His latest production, Turandot (running until mid December) has also had very mixed reactions, although he inevitably talks highly of the director Rupert Goold, another youthful whizz-kid, like Kramer from the world of theatre. I asked him why he hadn’t used the Berio ending to Puccini’s unfinished opera, opting instead for the familiar but oft-derided Alfano completion. “I love Berio’s music but this just doesn’t work dramatically. It’s fine as a concert piece but it’s really static. It’s ethereal but just can’t work on stage.

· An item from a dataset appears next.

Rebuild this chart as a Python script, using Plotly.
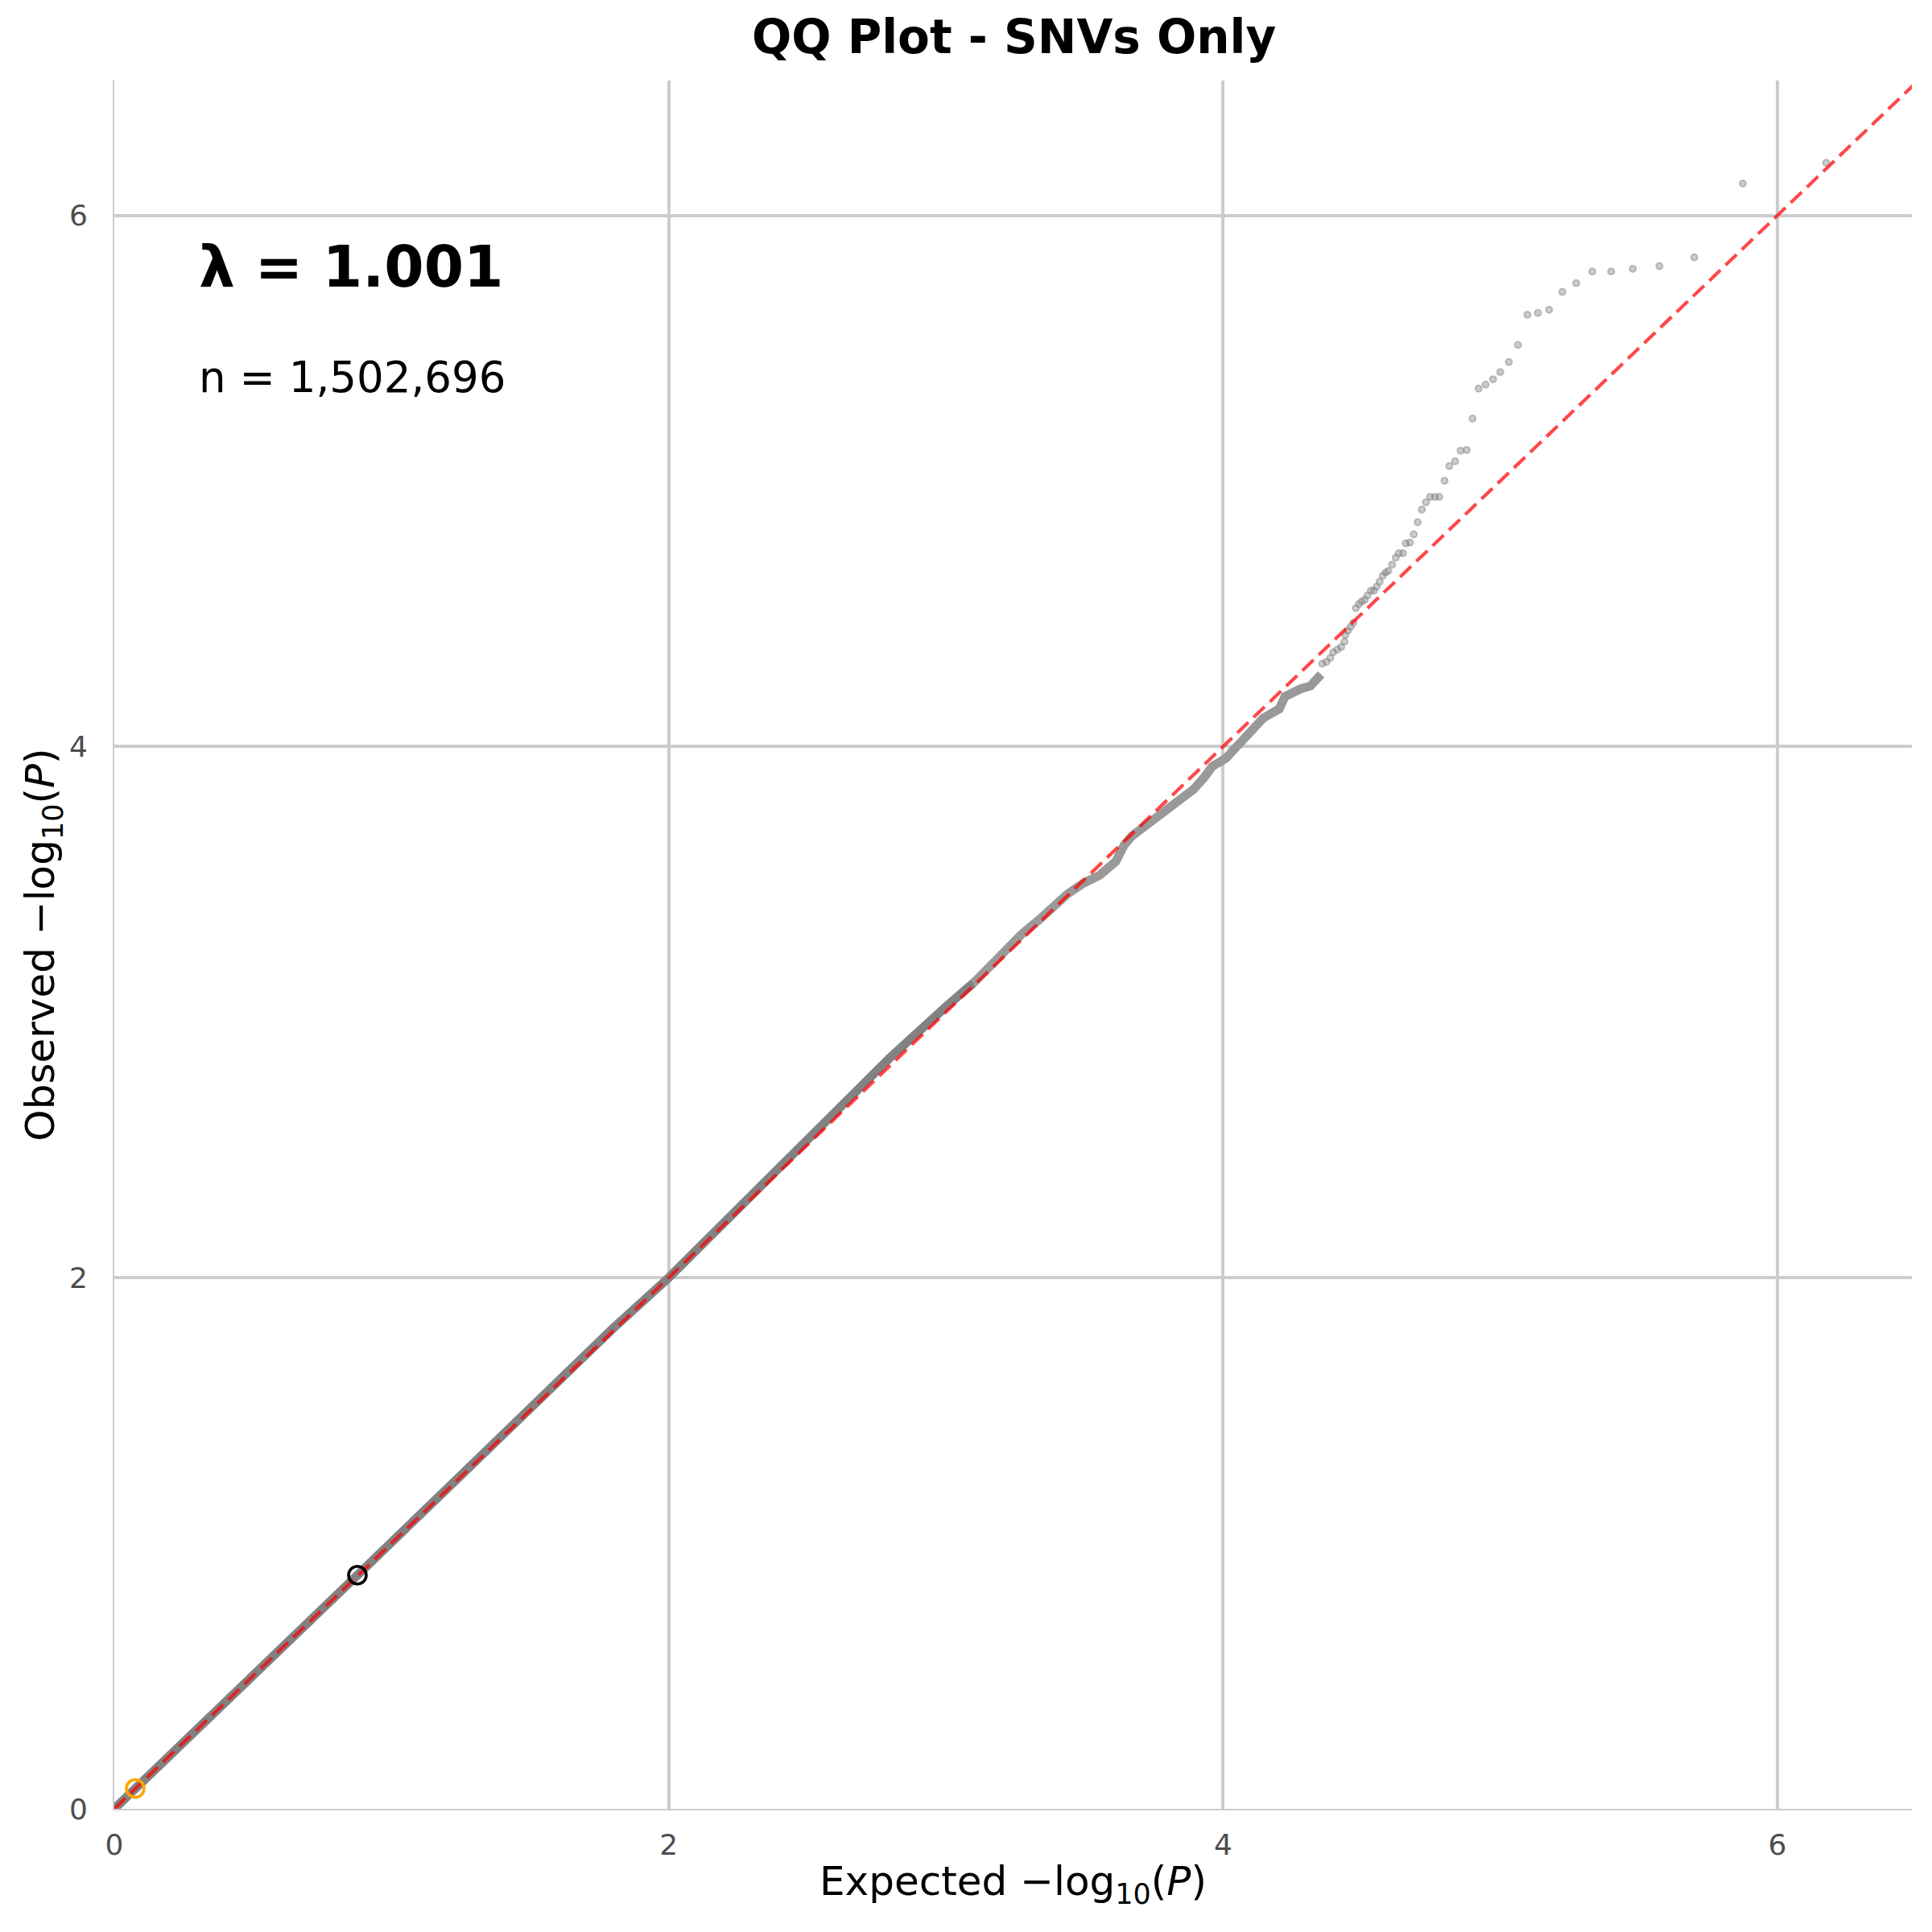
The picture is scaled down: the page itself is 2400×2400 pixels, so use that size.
import plotly.graph_objects as go

# ---- data ----
bulk_low_exp = [0.0, 0.0755, 0.3, 0.6, 0.877, 1.2, 1.5, 1.8, 2.0, 2.3, 2.6, 2.8, 3.0, 3.1]
bulk_low_obs = [0.0, 0.0767, 0.302, 0.603, 0.880, 1.205, 1.51, 1.81, 2.0, 2.31, 2.62, 2.83, 3.02, 3.11]

bulk_high_exp = [3.1, 3.226, 3.274, 3.333, 3.381, 3.439, 3.497, 3.555, 3.613, 3.642, 3.671, 3.739,
                 3.787, 3.836, 3.894, 3.933, 3.961, 4.010, 4.058, 4.087, 4.116, 4.145, 4.203,
                 4.223, 4.281, 4.315, 4.354]
bulk_high_obs = [3.11, 3.248, 3.294, 3.345, 3.395, 3.445, 3.486, 3.516, 3.567, 3.627, 3.663, 3.718,
                 3.754, 3.789, 3.839, 3.885, 3.925, 3.956, 4.006, 4.042, 4.072, 4.107, 4.142,
                 4.188, 4.218, 4.228, 4.272]

tail_exp = [4.358, 4.373, 4.387, 4.397, 4.412, 4.426, 4.438, 4.441, 4.450, 4.460, 4.470, 4.479,
            4.490, 4.500, 4.511, 4.521, 4.533, 4.544, 4.554, 4.565, 4.576, 4.586, 4.596, 4.610,
            4.623, 4.634, 4.649, 4.659, 4.674, 4.688, 4.702, 4.717, 4.732, 4.747, 4.764, 4.780,
            4.799, 4.816, 4.837, 4.857, 4.879, 4.900, 4.922, 4.947, 4.974, 5.000, 5.031, 5.064,
            5.098, 5.136, 5.176, 5.224, 5.274, 5.332, 5.400, 5.478, 5.574, 5.700, 5.875, 6.176]
tail_obs = [4.312, 4.319, 4.334, 4.355, 4.365, 4.375, 4.395, 4.420, 4.436, 4.451, 4.466, 4.521,
            4.536, 4.546, 4.552, 4.569, 4.587, 4.587, 4.602, 4.621, 4.643, 4.655, 4.661, 4.685,
            4.711, 4.728, 4.728, 4.765, 4.768, 4.799, 4.845, 4.892, 4.920, 4.940, 4.940, 4.940,
            5.001, 5.056, 5.074, 5.114, 5.117, 5.235, 5.348, 5.363, 5.383, 5.410, 5.448, 5.512,
            5.626, 5.633, 5.645, 5.712, 5.745, 5.789, 5.789, 5.799, 5.809, 5.842, 6.120, 6.198]

diag_x = [0.0, 6.6]
diag_y = [0.0, 6.6]

highlight_orange = (0.0755, 0.0767)
highlight_black = (0.877, 0.880)

x_ticks = [0, 2, 4, 6]
y_ticks = [0, 2, 4, 6]
x_max = 6.485
y_max = 6.508

lambda_text = "λ = 1.001"
n_text = "n = 1,502,696"

FONT = "DejaVu Sans"

fig = go.Figure()

fig.add_trace(go.Scatter(x=bulk_low_exp, y=bulk_low_obs, mode="lines",
                         line=dict(color="#828282", width=11), hoverinfo="skip", showlegend=False))
fig.add_trace(go.Scatter(x=bulk_high_exp, y=bulk_high_obs, mode="lines",
                         line=dict(color="#999999", width=11), hoverinfo="skip", showlegend=False))
fig.add_trace(go.Scatter(x=tail_exp, y=tail_obs, mode="markers",
                         marker=dict(size=8, color="rgba(128,128,128,0.40)",
                                     line=dict(color="rgba(128,128,128,0.45)", width=2)),
                         showlegend=False))
fig.add_trace(go.Scatter(x=diag_x, y=diag_y, mode="lines",
                         line=dict(color="rgba(255,0,0,0.72)", width=4.2, dash="19px,9px"),
                         showlegend=False))
fig.add_trace(go.Scatter(x=[highlight_orange[0]], y=[highlight_orange[1]], mode="markers",
                         marker=dict(size=22, color="rgba(0,0,0,0)",
                                     line=dict(color="#FFA500", width=3.6)),
                         showlegend=False))
fig.add_trace(go.Scatter(x=[highlight_black[0]], y=[highlight_black[1]], mode="markers",
                         marker=dict(size=22, color="rgba(0,0,0,0)",
                                     line=dict(color="black", width=3.6)),
                         showlegend=False))

fig.add_annotation(xref="paper", yref="paper", x=0.046, y=0.8924, xanchor="left", yanchor="middle",
                   text="<b>" + lambda_text + "</b>", showarrow=False,
                   font=dict(family=FONT, size=71, color="black"))
fig.add_annotation(xref="paper", yref="paper", x=0.046, y=0.8284, xanchor="left", yanchor="middle",
                   text=n_text, showarrow=False,
                   font=dict(family=FONT, size=53, color="black"))

axis_common = dict(showgrid=True, gridcolor="#cccccc", gridwidth=3.5, zeroline=False,
                   showline=True, linecolor="#cccccc", linewidth=2, ticks="",
                   tickfont=dict(family=FONT, size=36, color="#4d4d4d"), automargin=False)

fig.update_layout(
    width=2400, height=2400,
    paper_bgcolor="white", plot_bgcolor="white",
    margin=dict(l=134, r=33, t=92, b=161),
    title=dict(text="<b>QQ Plot - SNVs Only</b>", x=0.5215, xanchor="center",
               y=1 - 38 / 2400, yanchor="middle", yref="container",
               font=dict(family=FONT, size=58, color="black")),
    xaxis=dict(range=[0, x_max], tickvals=x_ticks, ticklabelstandoff=12,
               title=dict(text="Expected −log<sub>10</sub>(<i>P</i>)", standoff=8,
                          font=dict(family=FONT, size=50, color="black")),
               **axis_common),
    yaxis=dict(range=[0, y_max], tickvals=y_ticks, ticklabelstandoff=24,
               title=dict(text="Observed −log<sub>10</sub>(<i>P</i>)", standoff=2,
                          font=dict(family=FONT, size=50, color="black")),
               **axis_common),
)

fig.write_html("out.html")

If we’d been able to, we’d have ended it where Puccini left off.” This topic, much discussed amongst the creative team, had a crucial effect on how the production turned out.

“I have everything I want here”

Gardner finds himself now in a very comfortable position (in the best sense), with no intentions of moving on any time soon. “I have everything I want here,” he says, “first-rate orchestra and chorus, the best directors and an environment I can really work in.”

He can’t reveal what’s actually in the pipeline but mentions that he’d love to do Elektra and Wozzeck at some point in the future. He’s also keen to do a “later” Strauss, something from the late quartet of Verdi works (surely Otello, long absent from ENO’s repertoire, is the most likely) and, eventually, some Wagner.

I can’t quite gauge if he has a particular Wagner in mind and he gives me mixed signals about it. He says he’s not ready for The Ring but that he wouldn’t (as one would expect) give it to anyone else, while indicating that discussions about future seasons have included the possibility of reviving the recent production (by Phyllida Lloyd) or even generating a new one. Before taking that huge step (“The Ring is not for a young man”), he’s likely to do another Wagner but when I throw names of works at him I’m met by a brick wall of discretion.

Whatever, he and Berry are working on, it’s sure to include some surprises and, if Edward Gardner proves true to the form he’s shown so far, there are some truly thrilling times at the Coliseum ahead. In the meantime, anyone, opera or ballet-lover, would be a fool not to take in both parts of the double bill when it opens on 6 November.